STATED EXERCISE
Output all the data exactly. Pictures do not belong in the copy.
--- begin DATA SEGMENT ---
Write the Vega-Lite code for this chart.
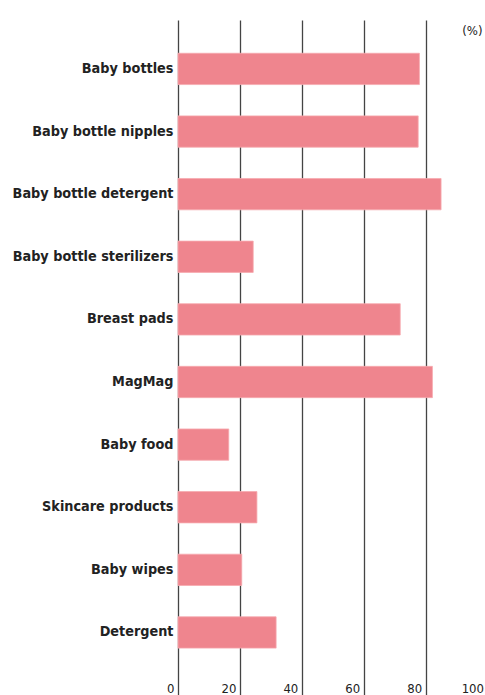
{
  "$schema": "https://vega.github.io/schema/vega-lite/v6.json",
  "autosize": {"type": "none"},
  "padding": {"left": 178, "top": 20, "right": 0, "bottom": 0},
  "width": 307,
  "height": 675,
  "background": "white",
  "title": {"text": "(%)", "anchor": "end", "orient": "top", "fontSize": 13, "fontWeight": "normal", "font": "DejaVu Sans Condensed", "color": "#222", "offset": -31, "dx": -5, "baseline": "bottom"},
  "data": {"values": [
    {"item": "Baby bottles", "pct": 78.0},
    {"item": "Baby bottle nipples", "pct": 77.6},
    {"item": "Baby bottle detergent", "pct": 85.0},
    {"item": "Baby bottle sterilizers", "pct": 24.3},
    {"item": "Breast pads", "pct": 71.8},
    {"item": "MagMag", "pct": 82.2},
    {"item": "Baby food", "pct": 16.4},
    {"item": "Skincare products", "pct": 25.5},
    {"item": "Baby wipes", "pct": 20.6},
    {"item": "Detergent", "pct": 31.7}
  ]},
  "mark": {"type": "bar", "color": "#EF858E", "stroke": "#F6A9AE", "strokeWidth": 0.8},
  "encoding": {
    "y": {"field": "item", "type": "nominal", "sort": null,
      "scale": {"paddingInner": 0.5, "paddingOuter": 0.64, "align": 0.415},
      "axis": {"title": null, "domain": false, "ticks": false, "labelPadding": 5, "labelFontSize": 14.3, "labelFont": "DejaVu Sans Condensed", "labelFontWeight": "bold", "labelColor": "#222"}},
    "x": {"field": "pct", "type": "quantitative",
      "scale": {"domain": [0, 100], "range": [0, 309.5], "nice": false},
      "axis": {"title": null, "values": [0, 20, 40, 60, 80, 100], "grid": true, "gridColor": "#444", "gridWidth": 1.3, "domain": false, "ticks": false, "labelAlign": "right", "labelOffset": -4, "labelPadding": -13, "labelFontSize": 13, "labelFont": "DejaVu Sans Condensed", "labelColor": "#222", "labelBaseline": "top"}}
  },
  "config": {"view": {"stroke": null}}
}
--- end DATA SEGMENT ---
RIGHT ANSWER
Write the Vega-Lite code for this chart.
{
  "$schema": "https://vega.github.io/schema/vega-lite/v6.json",
  "autosize": {"type": "none"},
  "padding": {"left": 178, "top": 20, "right": 0, "bottom": 0},
  "width": 307,
  "height": 675,
  "background": "white",
  "title": {"text": "(%)", "anchor": "end", "orient": "top", "fontSize": 13, "fontWeight": "normal", "font": "DejaVu Sans Condensed", "color": "#222", "offset": -31, "dx": -5, "baseline": "bottom"},
  "data": {"values": [
    {"item": "Baby bottles", "pct": 78.0},
    {"item": "Baby bottle nipples", "pct": 77.6},
    {"item": "Baby bottle detergent", "pct": 85.0},
    {"item": "Baby bottle sterilizers", "pct": 24.3},
    {"item": "Breast pads", "pct": 71.8},
    {"item": "MagMag", "pct": 82.2},
    {"item": "Baby food", "pct": 16.4},
    {"item": "Skincare products", "pct": 25.5},
    {"item": "Baby wipes", "pct": 20.6},
    {"item": "Detergent", "pct": 31.7}
  ]},
  "mark": {"type": "bar", "color": "#EF858E", "stroke": "#F6A9AE", "strokeWidth": 0.8},
  "encoding": {
    "y": {"field": "item", "type": "nominal", "sort": null,
      "scale": {"paddingInner": 0.5, "paddingOuter": 0.64, "align": 0.415},
      "axis": {"title": null, "domain": false, "ticks": false, "labelPadding": 5, "labelFontSize": 14.3, "labelFont": "DejaVu Sans Condensed", "labelFontWeight": "bold", "labelColor": "#222"}},
    "x": {"field": "pct", "type": "quantitative",
      "scale": {"domain": [0, 100], "range": [0, 309.5], "nice": false},
      "axis": {"title": null, "values": [0, 20, 40, 60, 80, 100], "grid": true, "gridColor": "#444", "gridWidth": 1.3, "domain": false, "ticks": false, "labelAlign": "right", "labelOffset": -4, "labelPadding": -13, "labelFontSize": 13, "labelFont": "DejaVu Sans Condensed", "labelColor": "#222", "labelBaseline": "top"}}
  },
  "config": {"view": {"stroke": null}}
}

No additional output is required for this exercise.